Why does `df -h` hang indefinitely when I have a stale file handle?

The `df` command attempts to run the `stat` system call on every mounted filesystem to gather size and usage information. If an NFS mount is stale or the server is unresponsive, the `stat` call blocks waiting for a valid response from the network, causing `df` to hang. You can use `df -l` to only check local filesystems and bypass the hang.

Can I fix a stale file handle without unmounting the drive?

Generally, no. If the file handle for the root of the mount point itself is stale, the client must unmount and remount to obtain a completely new, valid file handle from the server. If only a specific file inside the mount is stale, dropping the kernel dentry cache (`echo 2 > /proc/sys/vm/drop_caches`) might force the client to fetch the new handle without requiring a full remount.

What is the difference between `umount -f` and `umount -l`?

`umount -f` (force) is designed to forcefully sever the connection when communication with the server is lost. However, it can still hang if the kernel is stuck waiting for TCP timeouts. `umount -l` (lazy) immediately removes the mount point from the filesystem hierarchy, making it invisible to new processes, and cleans up references in the background once existing processes release their open file descriptors.

How does `no_subtree_check` help prevent stale file handles?

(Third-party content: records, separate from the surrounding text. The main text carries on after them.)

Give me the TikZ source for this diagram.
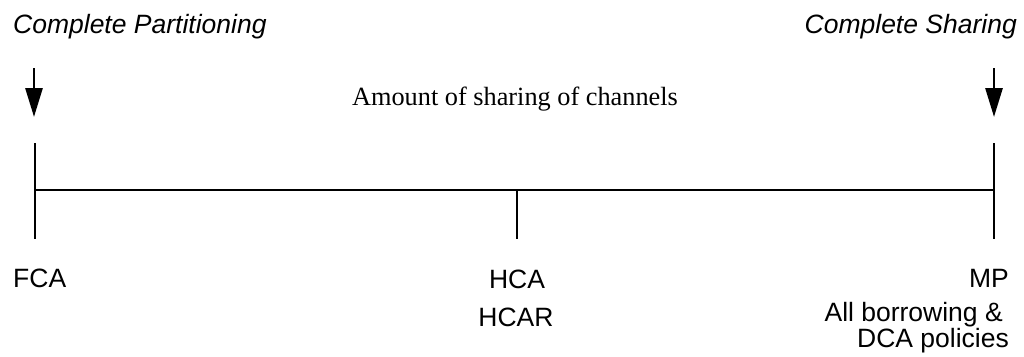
\documentclass[tikz,border=0pt]{standalone}
\usepackage{fontspec}
\setmainfont{Liberation Serif}
\setsansfont{Liberation Sans}
\usetikzlibrary{arrows.meta}
\begin{document}
\begin{tikzpicture}[x=1pt,y=-1pt,
  lbl/.style={inner sep=0pt,font=\sffamily\fontsize{26.5}{28}\selectfont},
  ilbl/.style={inner sep=0pt,font=\sffamily\itshape\fontsize{26.5}{28}\selectfont},
  slbl/.style={inner sep=0pt,font=\rmfamily\fontsize{26.3}{28}\selectfont},
  axis/.style={line width=2.8pt},
  pointer/.style={line width=2.8pt,-{Triangle[length=29pt,width=17pt]}}]
\useasboundingbox (0,0) rectangle (1024,356);
% titles
\node[ilbl,anchor=base west] (cp) at (13,33) {Complete Partitioning};
\node[ilbl,anchor=base east] (cs) at (1017,33) {Complete Sharing};
\node[slbl,anchor=base] (amt) at (515,105) {Amount of sharing of channels};
% arrows
\coordinate (la) at (34,68);
\coordinate (lt) at (34,117);
\coordinate (ra) at (994,68);
\coordinate (rt) at (994,117);
\draw[pointer] (la) -- (lt);
\draw[pointer] (ra) -- (rt);
% axis
\coordinate (l1) at (35,143);
\coordinate (l2) at (35,239);
\coordinate (r1) at (994,143);
\coordinate (r2) at (994,239);
\coordinate (lm) at (35,190);
\coordinate (rm) at (994,190);
\coordinate (m1) at (517,190);
\coordinate (m2) at (517,239);
\draw[axis] (l1) -- (l2);
\draw[axis] (r1) -- (r2);
\draw[axis] (lm) -- (rm);
\draw[axis] (m1) -- (m2);
% labels
\node[lbl,anchor=base west] (fca) at (13,287) {FCA};
\node[lbl,anchor=base] (hca) at (517,288) {HCA};
\node[lbl,anchor=base] (hcar) at (516,326) {HCAR};
\node[lbl,anchor=base east] (mp) at (1009,287) {MP};
\node[lbl,anchor=base east] (ab) at (1003,321) {All borrowing \&};
\node[lbl,anchor=base east] (dca) at (1009,347) {DCA policies};
\end{tikzpicture}
\end{document}
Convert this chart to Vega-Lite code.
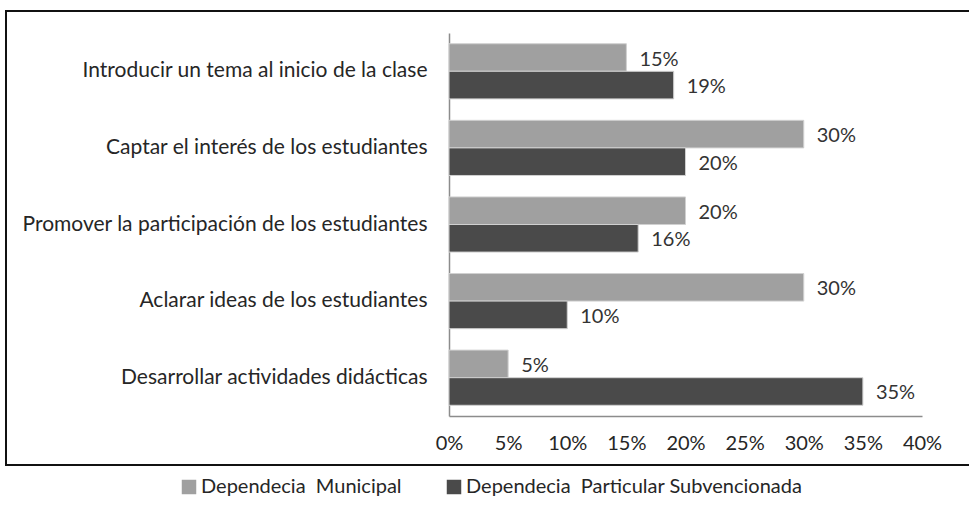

With `subtree_check` enabled, the NFS server verifies not just the file handle, but also that the file still resides in the specifically exported subdirectory. If a user renames a file to a different directory within the same export, its parent directory changes, causing the subtree check to fail and resulting in a stale file handle for the client. `no_subtree_check` disables this strict verification, preventing the error during renames.

Fixing 'Stale file handle' Errors in NFS Mounts on Linux

Fix Approaches Compared
Method	When to Use	Time	Risk
Lazy Unmount (`umount -l`)	Active processes block normal unmount	< 1 min	Low (active I/O may fail)
Force Unmount (`umount -f`)	NFS server is completely unreachable	< 1 min	Medium (can hang)
Clear Dentry Cache	Ghost files persist after server updates	< 1 min	Low (temporary performance hit)
Remount (`mount -a`)	After successfully unmounting stale mounts	< 1 min	Low
Restart NFS Client Service	Persistent state corruption across multiple mounts	2-5 mins	High (disrupts all client mounts)

Understanding the Error

The ESTALE error, commonly seen as Stale file handle, is a frequent and frustrating issue in Network File System (NFS) environments on Linux. This error is returned by the NFS server to the client when the client requests access to a file, directory, or mount point using a file handle that the server no longer recognizes as valid.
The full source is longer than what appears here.